Printing more will do what, exactly?
So we have just started Year 5 of N-ZIRP, the Fed’s near-zero-interest-rate policy, and it is working so well that the Fed will have to keep printing money. What’s wrong with this picture?
In fact, despite a massive expansion of the Fed’s balance sheet, and some of the lowest interest rates since biblical times, the recovery remains anemic by any standard.
Real economic growth in the 13 quarters since the end of the Great Recession has averaged only 2.2%. In only two quarters did the rate of growth exceed 4.0%.
I call it the “Great Disappointment,” with, I believe, some justification. Before the Great Recession, the lengthiest of the 11 recessions since World War II were downturns that ended in 1975 and 1982, both at 16 months.
Within a year of the end of both recessions, growth rates approached double digits (chart). In three years from the end of the former, real economic growth averaged 4.5%. In roughly the same period from the end of the early 1980s recession, growth averaged 5.7%. Here’s the first paragraph of the Wall Street Journal’s December 13 lead editorial:
Four years ago this month the Federal Reserve began its epic program of monetary easing to rescue an economy in recession. On Wednesday, Chairman Ben Bernanke declared that this has worked so well that the Fed must keep easing money for as long as anyone can predict in order to save a still-sputtering recovery.

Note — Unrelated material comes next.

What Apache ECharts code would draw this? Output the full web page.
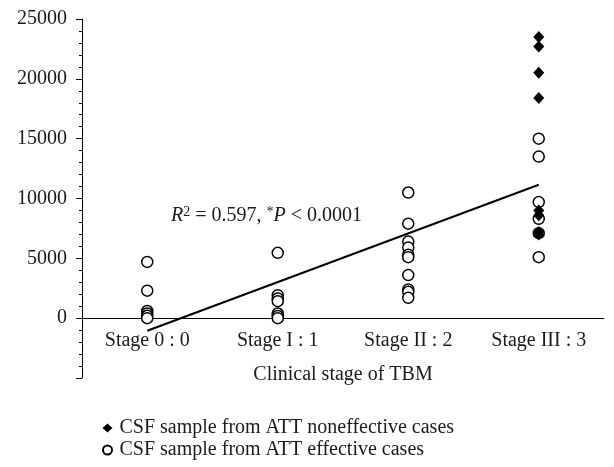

The Journal rightly calls this a contradiction. I can’t help but be reminded of a waggish definition of insanity: Doing the same thing over and over again and expecting a different outcome.
I have said before in this space that low interest rates are a form of default. They transfer wealth from savers to borrowers.
And low interest rates are a sign of the times. They reflect the fact that the promises that have been made to future retirees, especially with respect to increasingly expensive health care, simply cannot be kept at anything near today’s mix of weak economic growth and relatively low levels of income taxation.
Politicians are naturally disinclined to tell their constituents they will have to make do with less than they expected.
Money-printing will eventually lead to higher inflation, which will wash away today’s unsustainable levels of government indebtedness, to the great disadvantage of anyone holding Uncle Sam’s paper. My hunch is that the erosion of purchasing power will be gradual, that it will happen over an extended period of time. But we are in uncharted waters, and a sudden panic or crisis cannot be ruled out.